Abstract

It is well known that most of today's electric and electronic devices frequently work with nonsinusoidal waveforms; then, all the passive R, L, and C components sited in these circuits are involved with nonsinusoidal stimuli. Because of their intrinsic nonlinearity, real resistors, inductors, capacitors, and so on show behaviors that are very different from those expected in a sinusoidal environment. Consequently, a problem of reliable assessment of these components in the presence of nonsinusoidal environments arises. This problem is even more critical in applications such as the creation of hybrid filters, control circuits based on patterns of sensing elements, and circuits of digital protection in power systems, where the design and control of electrical and electronic circuits depend on the correct modeling of the R, L, and C components.

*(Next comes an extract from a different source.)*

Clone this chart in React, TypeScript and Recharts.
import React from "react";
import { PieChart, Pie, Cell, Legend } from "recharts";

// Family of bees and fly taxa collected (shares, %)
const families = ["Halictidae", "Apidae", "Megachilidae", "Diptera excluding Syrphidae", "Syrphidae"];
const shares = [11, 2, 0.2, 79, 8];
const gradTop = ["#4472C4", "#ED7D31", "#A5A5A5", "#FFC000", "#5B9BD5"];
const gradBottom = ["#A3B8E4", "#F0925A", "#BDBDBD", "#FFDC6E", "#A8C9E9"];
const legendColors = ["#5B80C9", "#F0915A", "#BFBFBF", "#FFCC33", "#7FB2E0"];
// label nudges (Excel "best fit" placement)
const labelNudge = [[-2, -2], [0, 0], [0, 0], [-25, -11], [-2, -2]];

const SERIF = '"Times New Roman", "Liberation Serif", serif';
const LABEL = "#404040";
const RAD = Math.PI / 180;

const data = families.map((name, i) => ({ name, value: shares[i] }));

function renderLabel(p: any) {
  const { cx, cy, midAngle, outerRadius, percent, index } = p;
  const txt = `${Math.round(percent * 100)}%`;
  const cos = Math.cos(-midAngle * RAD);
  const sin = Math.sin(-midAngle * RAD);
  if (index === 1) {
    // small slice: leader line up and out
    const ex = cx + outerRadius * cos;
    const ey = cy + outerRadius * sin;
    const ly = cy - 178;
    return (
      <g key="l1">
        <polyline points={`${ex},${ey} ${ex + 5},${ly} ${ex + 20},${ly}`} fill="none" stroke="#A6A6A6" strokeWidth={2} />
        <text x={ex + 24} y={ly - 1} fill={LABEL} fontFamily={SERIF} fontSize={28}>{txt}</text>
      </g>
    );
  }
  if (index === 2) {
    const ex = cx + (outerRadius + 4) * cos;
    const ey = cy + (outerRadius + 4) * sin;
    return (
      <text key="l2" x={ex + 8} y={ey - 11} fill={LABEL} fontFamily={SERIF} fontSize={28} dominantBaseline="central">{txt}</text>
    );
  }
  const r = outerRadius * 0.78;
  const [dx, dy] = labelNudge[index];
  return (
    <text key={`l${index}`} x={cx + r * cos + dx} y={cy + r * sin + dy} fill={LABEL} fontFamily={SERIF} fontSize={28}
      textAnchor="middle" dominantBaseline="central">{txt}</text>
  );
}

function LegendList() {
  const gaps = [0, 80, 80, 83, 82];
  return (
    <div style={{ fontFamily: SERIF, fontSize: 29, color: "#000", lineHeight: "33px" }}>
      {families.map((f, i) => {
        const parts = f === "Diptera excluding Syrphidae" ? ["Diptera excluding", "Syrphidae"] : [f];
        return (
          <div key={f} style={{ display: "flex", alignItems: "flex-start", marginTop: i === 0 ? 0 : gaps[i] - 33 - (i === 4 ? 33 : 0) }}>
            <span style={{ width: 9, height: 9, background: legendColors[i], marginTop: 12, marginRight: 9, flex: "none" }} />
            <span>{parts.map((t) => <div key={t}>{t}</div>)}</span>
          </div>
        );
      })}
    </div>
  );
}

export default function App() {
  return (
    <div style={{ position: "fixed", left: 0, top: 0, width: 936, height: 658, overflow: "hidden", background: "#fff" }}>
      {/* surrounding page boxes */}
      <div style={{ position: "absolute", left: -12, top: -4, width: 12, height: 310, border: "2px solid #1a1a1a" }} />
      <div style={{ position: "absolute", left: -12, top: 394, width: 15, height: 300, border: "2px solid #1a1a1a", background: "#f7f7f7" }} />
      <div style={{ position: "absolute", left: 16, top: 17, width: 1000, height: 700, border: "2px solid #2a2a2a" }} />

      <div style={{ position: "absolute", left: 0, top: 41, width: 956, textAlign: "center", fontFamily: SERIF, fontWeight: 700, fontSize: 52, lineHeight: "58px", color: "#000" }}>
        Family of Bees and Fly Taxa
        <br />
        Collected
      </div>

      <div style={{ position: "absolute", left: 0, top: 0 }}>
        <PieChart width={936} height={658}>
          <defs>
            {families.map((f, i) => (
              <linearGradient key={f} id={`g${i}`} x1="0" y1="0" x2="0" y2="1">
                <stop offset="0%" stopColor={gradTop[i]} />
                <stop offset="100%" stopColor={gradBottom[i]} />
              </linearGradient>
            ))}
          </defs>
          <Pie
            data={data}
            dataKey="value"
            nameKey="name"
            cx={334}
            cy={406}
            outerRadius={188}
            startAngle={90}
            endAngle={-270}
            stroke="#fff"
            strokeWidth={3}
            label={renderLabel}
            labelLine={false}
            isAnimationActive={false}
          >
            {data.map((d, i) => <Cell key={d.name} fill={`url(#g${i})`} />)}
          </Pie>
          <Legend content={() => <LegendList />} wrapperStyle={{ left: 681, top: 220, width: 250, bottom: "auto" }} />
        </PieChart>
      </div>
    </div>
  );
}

In previous research works, the authors proposed a suitable measurement method for the estimation of R, L, and C parameters of passive components in nonsinusoidal conditions. This paper deals with the realization of a measurement instrument, based on a Field Gate Programmable Array, that is able to continuously update the estimated values of the considered components. The instrument realization passes through an optimized implementation of the previously proposed measurement method aimed at minimizing the hardware resources and the computational burden and increasing the measurement rate. After a preliminary tuning of the measurement method, carried out in a simulation environment, the hardware and the software architectures of the realized measurement instrument, together with the measurement strategy, are described and experimentally characterized.